- [AIM]: Extract the first line of the entries below and every line after it up to the one containing "18, 19, 20]", both kept. Pictures are excluded.

- [Records with drawing code]:
▼
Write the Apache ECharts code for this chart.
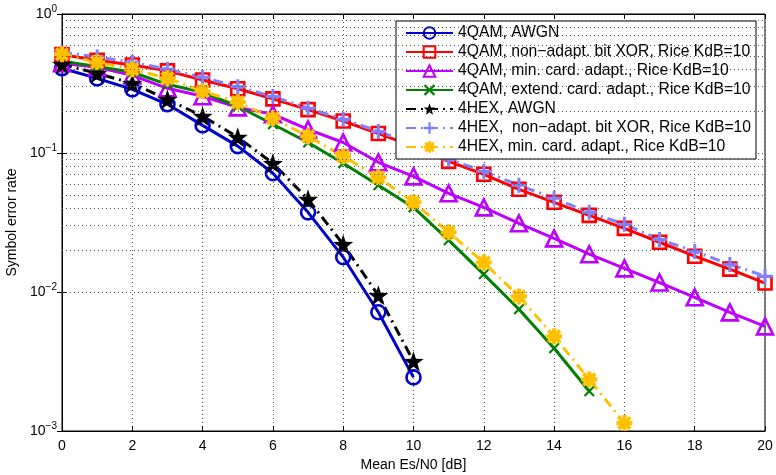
<!DOCTYPE html>
<html>
<head>
<meta charset="utf-8">
<script src="https://cdn.jsdelivr.net/npm/echarts@6/dist/echarts.min.js"></script>
<style>
  html, body { margin: 0; padding: 0; background: #fff; }
  #chart { width: 776px; height: 475px; }
</style>
</head>
<body>
<div id="chart"></div>
<script>
// Es/N0 points in dB
const snr = [0, 1, 2, 3, 4, 5, 6, 7, 8, 9, 10, 11, 12, 13, 14, 15, 16, 17, 18, 19, 20]

// symbol error rate per curve
const qamAwgn = [0.407, 0.344, 0.287, 0.224, 0.158, 0.112, 0.0715, 0.0374, 0.0178, 0.00715, 0.00243]
const qamXor = [0.51, 0.465, 0.43, 0.39, 0.335, 0.29, 0.245, 0.205, 0.17, 0.138, 0.112, 0.087, 0.0703, 0.0548, 0.0442, 0.0356, 0.0287, 0.0228, 0.0181, 0.0146, 0.0116]
const qamMinCard = [0.442, 0.414, 0.362, 0.292, 0.256, 0.213, 0.19, 0.148, 0.119, 0.0857, 0.0679, 0.0513, 0.0406, 0.0312, 0.0243, 0.0187, 0.0148, 0.0117, 0.00916, 0.00714, 0.00566]
const qamExtCard = [0.457, 0.42, 0.381, 0.312, 0.273, 0.217, 0.161, 0.119, 0.0843, 0.0586, 0.0406, 0.0236, 0.0134, 0.00752, 0.00394, 0.00193]
const hexAwgn = [0.435, 0.374, 0.317, 0.243, 0.184, 0.13, 0.0843, 0.0465, 0.022, 0.00946, 0.00317]
const hexXor = [0.53, 0.49, 0.45, 0.4, 0.35, 0.3, 0.255, 0.21, 0.175, 0.143, 0.115, 0.09, 0.0739, 0.0586, 0.0472, 0.0374, 0.0307, 0.0239, 0.0196, 0.0158, 0.013]
const hexMinCard = [0.513, 0.449, 0.4, 0.345, 0.278, 0.232, 0.178, 0.132, 0.0946, 0.0668, 0.0442, 0.0269, 0.0163, 0.0093, 0.0048, 0.00235, 0.00114]

// axis ticks
const xTicks = [0, 2, 4, 6, 8, 10, 12, 14, 16, 18, 20]
const yDecades = [0.001, 0.01, 0.1, 1]
const minorSteps = [2, 3, 4, 5, 6, 7, 8, 9]

const FONT = 'Liberation Sans, Arial, sans-serif'

const shapes = {
  star: 'path://M5,0L6.18,3.38L9.76,3.45L6.9,5.62L7.94,9.05L5,7L2.06,9.05L3.1,5.62L0.24,3.45L3.82,3.38Z',
  plus: 'path://M4,0H6V4H10V6H6V10H4V6H0V4H4Z',
  cross: 'path://M1.4,0L5,3.6L8.6,0L10,1.4L6.4,5L10,8.6L8.6,10L5,6.4L1.4,10L0,8.6L3.6,5L0,1.4Z',
  aster: 'path://M0,3.7H10V6.3H0Z M3.7,0H6.3V10H3.7Z M2.2,0.5L9.5,7.8L7.8,9.5L0.5,2.2Z M7.8,0.5L9.5,2.2L2.2,9.5L0.5,7.8Z'
}

function pairs(vals) {
  return vals.map((v, i) => [snr[i], v])
}

function curve(name, vals, color, symbol, size, hollow, dash) {
  return {
    name: name,
    type: 'line',
    data: pairs(vals),
    symbol: symbol,
    symbolSize: size,
    showAllSymbol: true,
    animation: false,
    lineStyle: { color: color, width: 3, type: dash ? [10, 5, 2, 5] : 'solid' },
    itemStyle: hollow
      ? { color: 'transparent', borderColor: color, borderWidth: 2.6 }
      : { color: color, borderColor: color, borderWidth: 0 }
  }
}

const minorLines = []
yDecades.slice(0, 3).forEach(d => {
  minorSteps.forEach(m => minorLines.push({ yAxis: +(d * m).toPrecision(3) }))
})

const series = [
  curve('4QAM, AWGN', qamAwgn, '#0000cc', 'circle', 14, true, false),
  curve('4QAM, non\u2212adapt. bit XOR, Rice KdB=10', qamXor, '#ff0000', 'rect', 13, true, false),
  curve('4QAM, min. card. adapt., Rice KdB=10', qamMinCard, '#bf00ff', 'triangle', 16, true, false),
  curve('4QAM, extend. card. adapt., Rice KdB=10', qamExtCard, '#008000', shapes.cross, 11, false, false),
  curve('4HEX, AWGN', hexAwgn, '#000000', shapes.star, 20, false, true),
  curve('4HEX,  non\u2212adapt. bit XOR, Rice KdB=10', hexXor, '#8080ff', shapes.plus, 15, false, true),
  curve('4HEX, min. card. adapt., Rice KdB=10', hexMinCard, '#ffc000', shapes.aster, 16, false, true)
]

// dotted minor grid of the log axis
series[0].markLine = {
  silent: true,
  symbol: ['none', 'none'],
  label: { show: false },
  animation: false,
  lineStyle: { color: '#555', width: 1, type: [1, 3] },
  data: minorLines
}

const chart = echarts.init(document.getElementById('chart'), null, { renderer: 'canvas' })

chart.setOption({
  backgroundColor: '#fff',
  animation: false,
  textStyle: { fontFamily: FONT },
  grid: {
    left: 62, right: 11, top: 14, bottom: 44,
    containLabel: false, outerBoundsMode: 'none',
    show: true, borderColor: '#000', borderWidth: 1
  },
  legend: {
    orient: 'vertical',
    left: 396,
    top: 21,
    backgroundColor: '#fff',
    borderColor: '#000',
    borderWidth: 1,
    padding: [4, 5, 4, 9],
    itemGap: 3,
    itemWidth: 47,
    itemHeight: 14.5,
    textStyle: { fontSize: 15.7, color: '#000', fontFamily: FONT },
    data: series.map(s => s.name)
  },
  xAxis: [
    {
      type: 'value', min: 0, max: 20, interval: 2,
      name: 'Mean Es/N0 [dB]', nameLocation: 'middle', nameGap: 26,
      nameTextStyle: { fontSize: 14, color: '#000' },
      axisLine: { show: true, lineStyle: { color: '#000' } },
      axisTick: { inside: true, length: 5, lineStyle: { color: '#000' } },
      axisLabel: { fontSize: 14, color: '#000', margin: 8,
        formatter: v => xTicks.includes(v) ? String(v) : '' },
      splitLine: { show: true, lineStyle: { color: '#555', width: 1, type: [1, 3] } }
    },
    {
      type: 'value', min: 0, max: 20, interval: 2, position: 'top',
      axisLine: { show: true, lineStyle: { color: '#000' } },
      axisTick: { inside: true, length: 5, lineStyle: { color: '#000' } },
      axisLabel: { show: false },
      splitLine: { show: false }
    }
  ],
  yAxis: [
    {
      type: 'log', logBase: 10, min: yDecades[0], max: yDecades[yDecades.length - 1],
      name: 'Symbol error rate', nameLocation: 'middle', nameGap: 41,
      nameTextStyle: { fontSize: 14, color: '#000' },
      axisLine: { show: true, lineStyle: { color: '#000' } },
      axisTick: { inside: true, length: 5, lineStyle: { color: '#000' } },
      axisLabel: {
        fontSize: 14, color: '#000', margin: 5,
        formatter: v => {
          const e = Math.round(Math.log10(v))
          return '{b|10}{e|' + (e < 0 ? '\u2212' + (-e) : e) + '}'
        },
        rich: {
          b: { fontSize: 14, color: '#000', fontFamily: FONT },
          e: { fontSize: 10, color: '#000', fontFamily: FONT, padding: [0, 0, 9, 0] }
        }
      },
      splitLine: { show: true, lineStyle: { color: '#555', width: 1, type: [1, 3] } }
    },
    {
      type: 'log', logBase: 10, min: yDecades[0], max: yDecades[yDecades.length - 1],
      position: 'right',
      axisLine: { show: true, lineStyle: { color: '#000' } },
      axisTick: { inside: true, length: 5, lineStyle: { color: '#000' } },
      axisLabel: { show: false },
      splitLine: { show: false }
    }
  ],
  series: series
})
</script>
</body>
</html>
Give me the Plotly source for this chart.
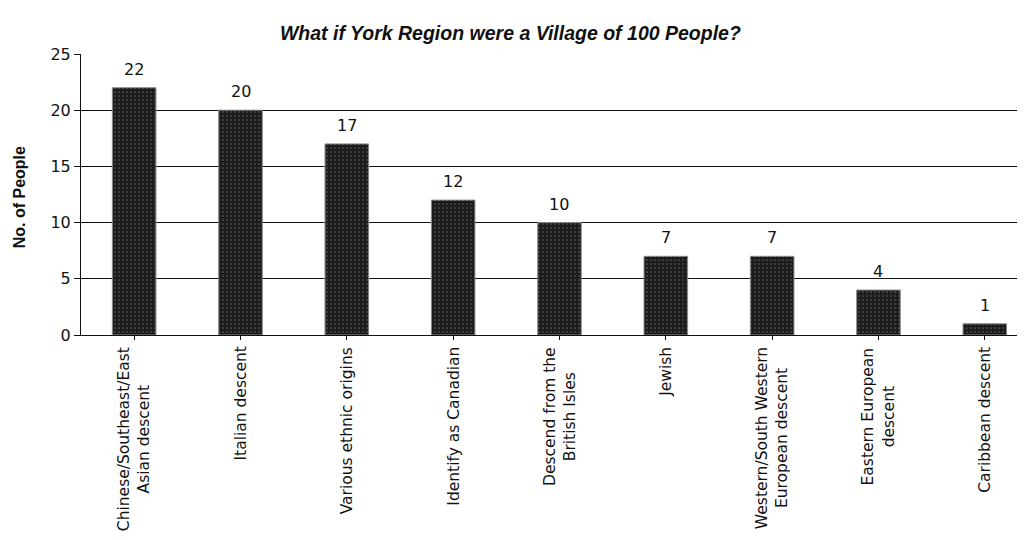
import plotly.graph_objects as go

categories = [
    "Chinese/Southeast/East<br>Asian descent",
    "Italian descent",
    "Various ethnic origins",
    "Identify as Canadian",
    "Descend from the<br>British Isles",
    "Jewish",
    "Western/South Western<br>European descent",
    "Eastern European<br>descent",
    "Caribbean descent",
]
values = [22, 20, 17, 12, 10, 7, 7, 4, 1]
y_ticks = [0, 5, 10, 15, 20, 25]

label_font = "DejaVu Sans, Verdana, sans-serif"

fig = go.Figure()
fig.add_trace(go.Bar(
    x=list(range(len(categories))),
    y=values,
    marker=dict(
        color="#1c1c1c",
        line=dict(color="#8a8a8a", width=1),
        pattern=dict(shape=".", fgcolor="#9a9a9a", bgcolor="#1c1c1c", size=4, solidity=0.15),
    ),
    width=0.41,
))

for i, v in enumerate(values):
    fig.add_annotation(
        x=i, xref="x", y=v, yref="y",
        yshift=7, text=str(v),
        xanchor="center", yanchor="bottom", showarrow=False,
        font=dict(family=label_font, size=16, color="#111"),
    )

for i, c in enumerate(categories):
    fig.add_annotation(
        x=i, xref="x", y=0, yref="paper",
        yshift=-10,
        text=c, textangle=-90,
        xanchor="center", yanchor="top",
        showarrow=False, align="center",
        font=dict(family=label_font, size=15.5, color="#111"),
    )

fig.add_annotation(
    x=-62 / 944, xref="paper", y=0.49, yref="paper",
    text="<b>No. of People</b>", textangle=-90,
    xanchor="center", yanchor="middle", showarrow=False,
    font=dict(family="Liberation Sans, Arial, sans-serif", size=16, color="#111"),
)

fig.update_layout(
    width=1017, height=532,
    margin=dict(l=73, r=0, t=46, b=205, autoexpand=False),
    paper_bgcolor="white", plot_bgcolor="white",
    showlegend=False,
    title=dict(
        text="<b><i>What if York Region were a Village of 100 People?</i></b>",
        x=0.494, xanchor="center", y=0.953, yanchor="middle",
        font=dict(family="Liberation Sans, Arial, sans-serif", size=19.5, color="#111"),
    ),
    xaxis=dict(
        range=[-0.5, 8.378],
        tickmode="array", tickvals=list(range(len(categories))),
        showticklabels=False,
        tickson="boundaries", ticks="outside", ticklen=4, tickcolor="#111",
        showline=True, linecolor="#111", linewidth=1,
        showgrid=False, zeroline=False, automargin=False,
    ),
    yaxis=dict(
        range=[0, 25],
        tickmode="array", tickvals=y_ticks,
        ticks="outside", ticklen=6, tickcolor="#111",
        tickfont=dict(family=label_font, size=16, color="#111"),
        showline=True, linecolor="#111", linewidth=1,
        showgrid=True, gridcolor="#111", gridwidth=1,
        zeroline=False, automargin=False,
    ),
)

fig.write_html("out.html")
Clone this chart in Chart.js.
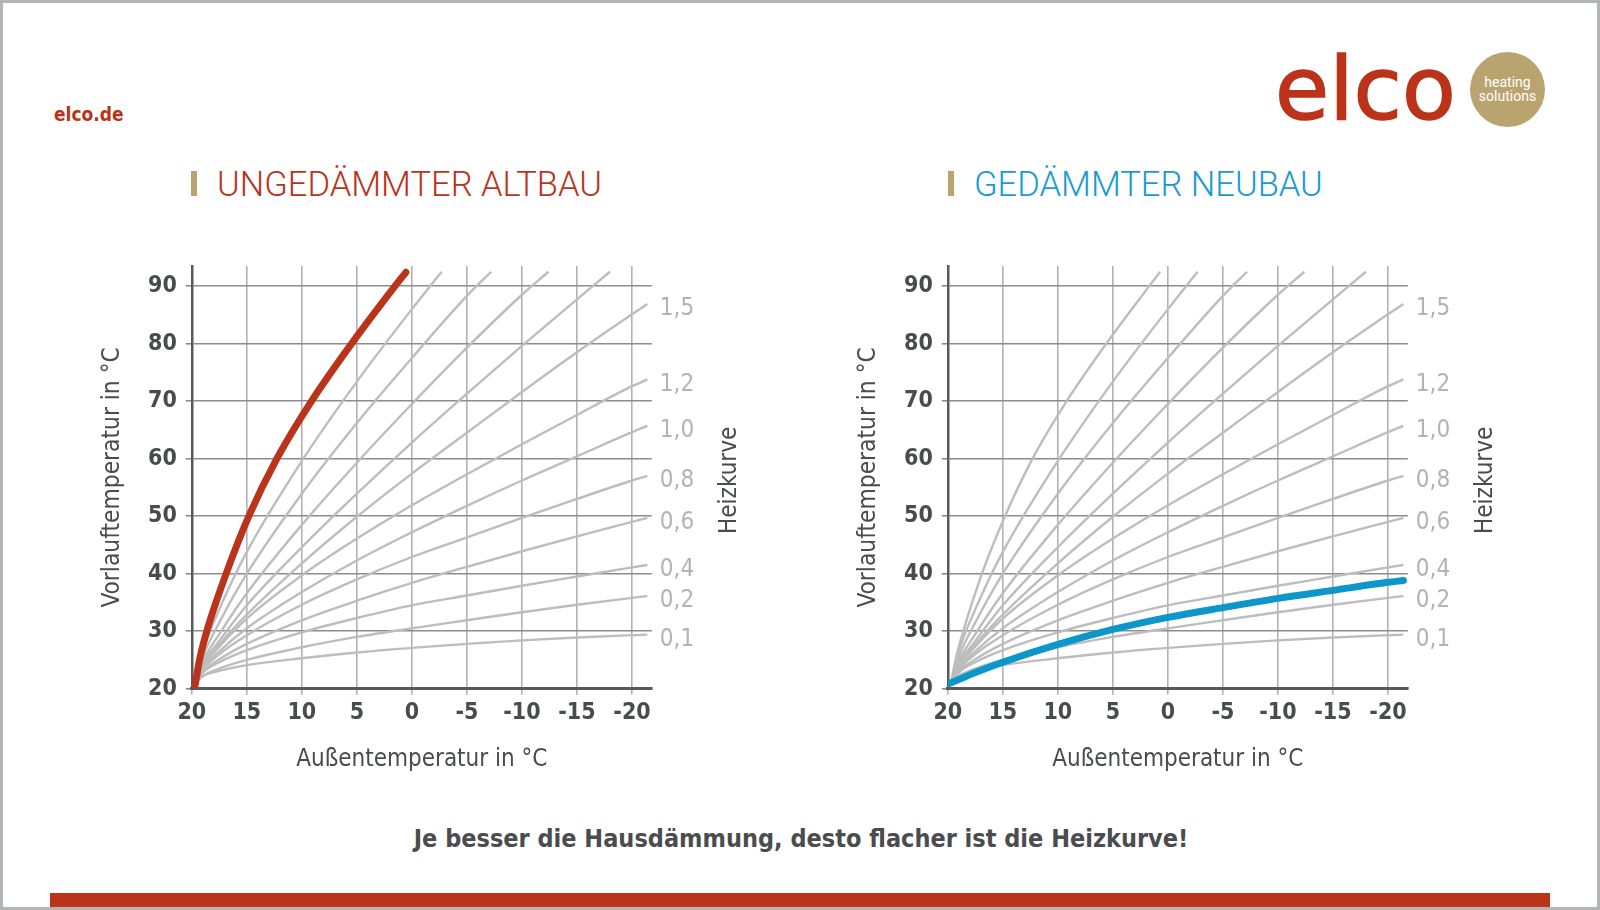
<!DOCTYPE html>
<html>
<head>
<meta charset="utf-8">
<script src="https://cdn.jsdelivr.net/npm/chart.js@4.4.1/dist/chart.umd.min.js"></script>
<style>
  html, body { margin: 0; padding: 0; background: #fff; }
  #page { position: relative; width: 1600px; height: 910px; overflow: hidden; background: #fff;
          font-family: 'DejaVu Sans Condensed', 'DejaVu Sans', sans-serif; }
  #frame { position: absolute; left: 0; top: 0; width: 1600px; height: 910px; box-sizing: border-box;
           border: 3px solid #b4b6b5; pointer-events: none; z-index: 10; }
  .abs { position: absolute; white-space: nowrap; }
  #site { left: 54px; top: 105px; font-weight: bold; font-size: 19px; line-height: 19px; color: #b8331a; }
  #logo { left: 1275px; top: 45px; font-family: 'DejaVu Sans', sans-serif; font-size: 88px;
          line-height: 88px; color: #bb3319; -webkit-text-stroke: 1.6px #bb3319; }
  #badge { left: 1470px; top: 52px; width: 75px; height: 75px; border-radius: 50%; background: #b9a46f; }
  .badgeText { left: 1470px; width: 75px; text-align: center; font-family: Roboto, sans-serif; font-size: 14px;
               line-height: 14px; color: #fff; }
  .bar { position: absolute; top: 171px; width: 6px; height: 25px; background: #b9a46e; }
  .title { top: 167px; font-family: Roboto, sans-serif; font-weight: 300; font-size: 34.5px; line-height: 34.5px; }
  #note { left: 0; top: 826px; width: 1602px; text-align: center; font-weight: bold; font-size: 25px;
          line-height: 25px; color: #4b4c4e; }
  #redbar { left: 50px; top: 893px; width: 1500px; height: 14px; background: #bb3319; }
  .chartBox { position: absolute; top: 230px; width: 800px; height: 580px; }
</style>
</head>
<body>
<div id="page">
  <div class="abs" id="site">elco.de</div>
  <div class="abs" id="logo">elco</div>
  <div class="abs" id="badge"></div>
  <div class="abs badgeText" style="top:75px">heating</div>
  <div class="abs badgeText" style="top:89px">solutions</div>

  <div class="bar" style="left:191px"></div>
  <div class="abs title" style="left:217px; color:#b9341a">UNGEDÄMMTER ALTBAU</div>
  <div class="bar" style="left:948px"></div>
  <div class="abs title" style="left:974px; color:#1a9ad2">GEDÄMMTER NEUBAU</div>

  <div class="chartBox" style="left:0px"><canvas id="altbau" width="800" height="580"></canvas></div>
  <div class="chartBox" style="left:756px"><canvas id="neubau" width="800" height="580"></canvas></div>

  <div class="abs" id="note">Je besser die Hausdämmung, desto flacher ist die Heizkurve!</div>
  <div class="abs" id="redbar"></div>
  <div id="frame"></div>
</div>

<script>
// outside temperature (x) where the labelled curves were read
const outsideTemp = [19.7, 19, 17.5, 15, 10, 5, 0, -5, -10, -15, -20, -21.4];

// flow temperature of the labelled heating curves
const curve01 = [21.0, 22.2, 23.1, 24.1, 25.3, 26.3, 27.1, 27.8, 28.4, 28.9, 29.3, 29.4];
const curve02 = [21.0, 22.2, 23.5, 25.0, 27.2, 29.0, 30.5, 31.9, 33.3, 34.6, 35.8, 36.1];
const curve04 = [21.0, 22.8, 24.6, 26.7, 29.8, 32.3, 34.5, 36.2, 37.9, 39.5, 41.1, 41.5];
const curve06 = [21.0, 22.9, 25.1, 27.8, 31.9, 35.3, 38.4, 41.2, 43.9, 46.5, 49.0, 49.7];
const curve08 = [21.0, 23.3, 26.0, 29.3, 34.6, 39.0, 42.9, 46.3, 49.7, 53.0, 56.2, 57.0];
const curve10 = [21.0, 23.5, 26.5, 30.5, 36.8, 42.3, 47.2, 51.8, 56.2, 60.4, 64.6, 65.7];
const curve12 = [21.0, 23.8, 27.3, 32.2, 39.7, 46.1, 51.9, 57.3, 62.5, 67.6, 72.6, 73.8];
const curve15 = [21.0, 24.0, 27.7, 32.9, 41.8, 49.9, 57.4, 64.5, 71.6, 78.5, 85.1, 86.9];

// steeper curves leave the chart at the top, so they have their own x values
const curve20X = [19.7, 19, 17.5, 15, 10, 5, 0, -5, -10, -15, -18.0];
const curve20Y = [21.0, 24.3, 28.3, 34.5, 44.6, 53.9, 62.8, 71.3, 79.6, 87.7, 92.5];
const curve25X = [19.7, 19, 17.5, 15, 10, 5, 0, -5, -10, -12.4];
const curve25Y = [21.0, 24.7, 29.5, 36.6, 48.5, 59.3, 69.5, 79.3, 88.5, 92.5];
const curve30X = [19.7, 19, 17.5, 15, 10, 5, 0, -5, -7.2];
const curve30Y = [21.0, 25.5, 31.5, 40.0, 53.9, 66.2, 77.5, 88.3, 92.5];
const curve35X = [19.7, 19, 17.5, 15, 10, 5, 0, -2.7];
const curve35Y = [21.0, 26.5, 33.8, 43.8, 59.6, 73.4, 86.0, 92.5];
const curve40X = [19.7, 19.3, 18.6, 16.9, 14.8, 12.3, 9.2, 5.6, 1.7, 0.7];
const curve40Y = [21.0, 25, 30, 40, 50, 60, 70, 80, 90, 92.5];

// highlighted curves
const altbauX = [19.7, 19.3, 18.64, 16.88, 14.82, 12.27, 9.12, 5.48, 1.54, 0.55];
const altbauY = [20.6, 25, 30, 40, 50, 60, 70, 80, 90, 92.4];
const neubauX = [20, 19, 17.5, 15, 10, 5, 0, -5, -10, -15, -20, -21.4];
const neubauY = [20.8, 21.6, 22.8, 24.6, 27.7, 30.3, 32.4, 34.1, 35.7, 37.1, 38.5, 38.8];

const xTicks = [20, 15, 10, 5, 0, -5, -10, -15, -20];
const yTicks = [20, 30, 40, 50, 60, 70, 80, 90];

const greyCurves = [
  { label: '0,1', x: outsideTemp, y: curve01 },
  { label: '0,2', x: outsideTemp, y: curve02 },
  { label: '0,4', x: outsideTemp, y: curve04 },
  { label: '0,6', x: outsideTemp, y: curve06 },
  { label: '0,8', x: outsideTemp, y: curve08 },
  { label: '1,0', x: outsideTemp, y: curve10 },
  { label: '1,2', x: outsideTemp, y: curve12 },
  { label: '1,5', x: outsideTemp, y: curve15 },
  { label: '', x: curve20X, y: curve20Y },
  { label: '', x: curve25X, y: curve25Y },
  { label: '', x: curve30X, y: curve30Y },
  { label: '', x: curve35X, y: curve35Y },
  { label: '', x: curve40X, y: curve40Y }
];

const FONT = "'DejaVu Sans Condensed', 'DejaVu Sans', sans-serif";
const DARK = '#4a4b4d';

const toPoints = (xs, ys) => xs.map((x, i) => ({ x: x, y: ys[i] }));

// curve names at the right end + the "Heizkurve" caption
const curveLabels = {
  id: 'curveLabels',
  afterDatasetsDraw(chart) {
    const { ctx, chartArea, scales } = chart;
    ctx.save();
    ctx.font = '24px ' + FONT;
    ctx.fillStyle = '#b3b3b3';
    ctx.textBaseline = 'middle';
    ctx.textAlign = 'left';
    chart.data.datasets.forEach(ds => {
      if (!ds.heizLabel) return;
      const last = ds.data[ds.data.length - 1];
      ctx.fillText(ds.heizLabel, chartArea.right + 8, scales.y.getPixelForValue(last.y) + 5);
    });
    ctx.translate(chartArea.right + 78, (chartArea.top + chartArea.bottom) / 2 + 3);
    ctx.rotate(-Math.PI / 2);
    ctx.textAlign = 'center';
    ctx.fillStyle = DARK;
    ctx.fillText('Heizkurve', 0, 0);
    ctx.restore();
  }
};

function buildChart(id, hx, hy, color) {
  const datasets = [{
    data: toPoints(hx, hy),
    borderColor: color,
    borderWidth: 7,
    borderCapStyle: 'round',
    borderJoinStyle: 'round'
  }];
  greyCurves.forEach(c => datasets.push({
    data: toPoints(c.x, c.y),
    borderColor: '#bdbdbd',
    borderWidth: 2.4,
    heizLabel: c.label
  }));

  return new Chart(document.getElementById(id), {
    type: 'line',
    data: { datasets },
    options: {
      responsive: false,
      animation: false,
      layout: { padding: { left: 0, top: 36, right: 148.2, bottom: 31.3 } },
      elements: { point: { radius: 0 }, line: { cubicInterpolationMode: 'monotone', fill: false } },
      plugins: { legend: { display: false }, tooltip: { enabled: false } },
      scales: {
        x: {
          type: 'linear', reverse: true, min: -21.8, max: 20,
          afterBuildTicks: s => { s.ticks = xTicks.map(v => ({ value: v })); },
          afterFit: s => { s.height = 90; },
          grid: { color: '#b2b2b2', lineWidth: 1.6, tickLength: 6 },
          border: { color: '#58595b', width: 3 },
          ticks: { color: DARK, padding: 5, maxRotation: 0, font: { family: FONT, size: 23, weight: 'bold' },
                   callback: v => String(v) },
          title: { display: true, text: 'Außentemperatur in °C', color: DARK,
                   font: { family: FONT, size: 24 }, padding: { top: 0, bottom: 4.3 } }
        },
        y: {
          type: 'linear', min: 20, max: 93.5,
          afterBuildTicks: s => { s.ticks = yTicks.map(v => ({ value: v })); },
          afterFit: s => { s.width = 191.8; },
          grid: { color: '#8c8c8c', lineWidth: 1.6, tickLength: 6 },
          border: { color: '#58595b', width: 2.5 },
          ticks: { color: DARK, padding: 9, font: { family: FONT, size: 23, weight: 'bold' },
                   callback: v => String(v) },
          title: { display: true, text: 'Vorlauftemperatur in °C', color: DARK,
                   font: { family: FONT, size: 24.3 }, padding: { top: 97.6, bottom: 0 } }
        }
      }
    },
    plugins: [curveLabels]
  });
}

buildChart('altbau', altbauX, altbauY, '#b9341a');
buildChart('neubau', neubauX, neubauY, '#0c96c9');
</script>
</body>
</html>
▲
- [SOLUTION]:
Write the Apache ECharts code for this chart.
<!DOCTYPE html>
<html>
<head>
<meta charset="utf-8">
<script src="https://cdn.jsdelivr.net/npm/echarts@6/dist/echarts.min.js"></script>
<style>
  html, body { margin: 0; padding: 0; background: #fff; }
  #chart { width: 776px; height: 475px; }
</style>
</head>
<body>
<div id="chart"></div>
<script>
// Es/N0 points in dB
const snr = [0, 1, 2, 3, 4, 5, 6, 7, 8, 9, 10, 11, 12, 13, 14, 15, 16, 17, 18, 19, 20]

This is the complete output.